Pemilu Presiden 2024 sudah melewati masa kritis pencoblosan di bilik suara. Jutaan rakyat Indonesia memberikan hak suaranya untuk memilih pemimpin lima tahun mendatang. Hasil perhitungan yang melibatkan penyelenggara pemilu dan stakeholders pemilu masih terus berjalan secara berjenjang. Tetapi berdasarkan hasil quick count lembaga survei, Prabowo-Gibran dinyatakan sebagai pemenang. Tidak tanggung-tanggung, hasil suara pasangan nomor urut 02 mencapai angka tinggi di atas 50 persen. Jika sesuai antara quick count dengan perhitungan riil KPU, maka pemilu presiden akan berlangsung satu putaran.
Meski hasil quick count mendapatkan kritikan tajam dari kompetitor politiknya, tetapi hasil statistik dapat menjadi gambaran pertarungan politik selama ini. Bagaimana tidak, persaingan cenderung keras ketiga paslon terjadi dalam masa kampanye. Setiap kontestan beradu gagasan dan “melemparkan” janji politik sebagai bagian dari komunikasi politik. Mereka berusaha menyampaikan pesan terbaik dalam merebut suara dan hati pemilih. Jika akhirnya rakyat percaya kepada pasangan gemoy, itulah realitas dari komunikasi politik yang berjalan. Faktanya, narasi makan siang dan susu gratis lebih menjual dibandingkan aksi “slepet” dan gerakan “sat set”

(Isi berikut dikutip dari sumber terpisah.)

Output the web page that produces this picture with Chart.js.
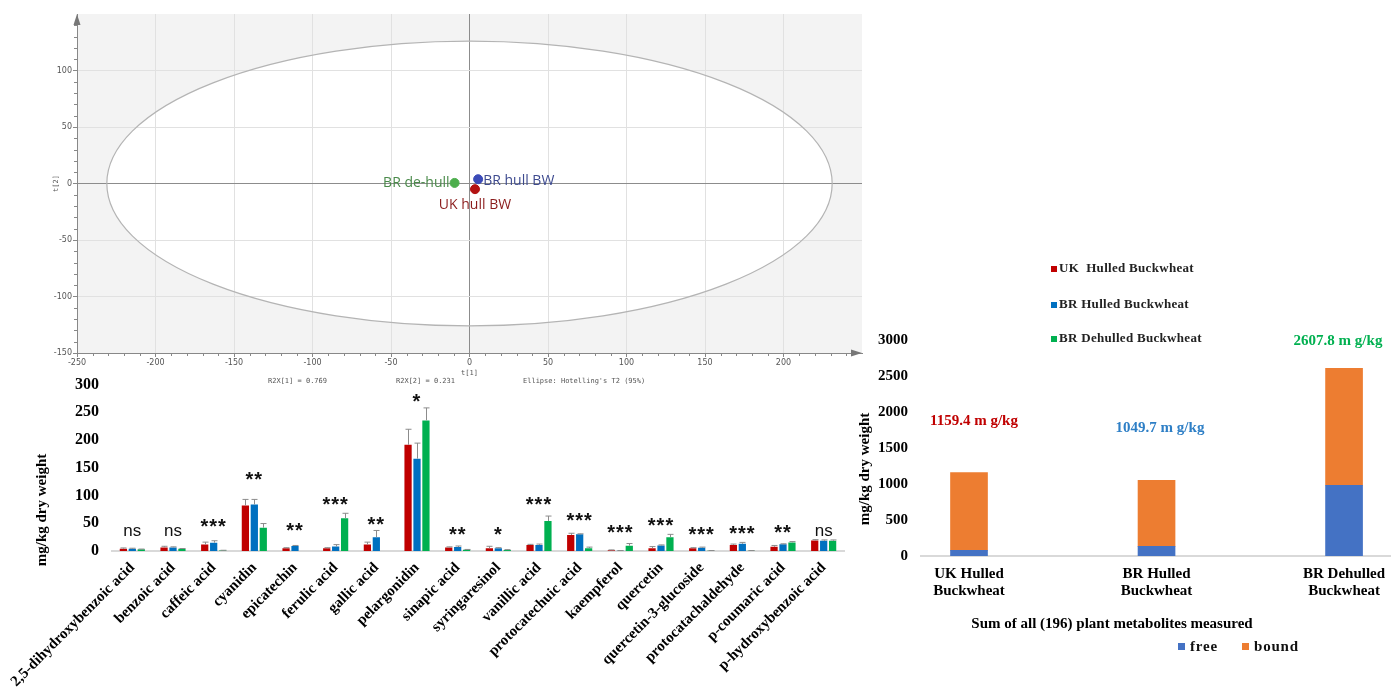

Di luar itu semua, ada fenomena menarik terkait praktik perilaku pemilih muda sebagai dampak komunikasi politik dari pasangan calon presiden dan wakil presiden. Kita sama mengetahui bagaimana pemilih muda “menguasai” panggung Pemilu 2024. Berdasarkan data resmi Komisi Pemilihan Umum, Daftar Pemilih Tetap (DPT) mencapai 204.807.222 pemilih. Sebanyak 66.822.389 (33,60%) pemilih berasal dari kalangan generasi milenial yang lahir dalam rentang 1980 hingga 1994. Sedangkan pemilih dari generasi Z yang lahir mulai 1995 hingga 2000-an mencapai 46.800.161 pemilih (22,85%). Gabungan kedua kelompok pemilih muda ini mencapai lebih dari 113 juta pemilih (56,45%).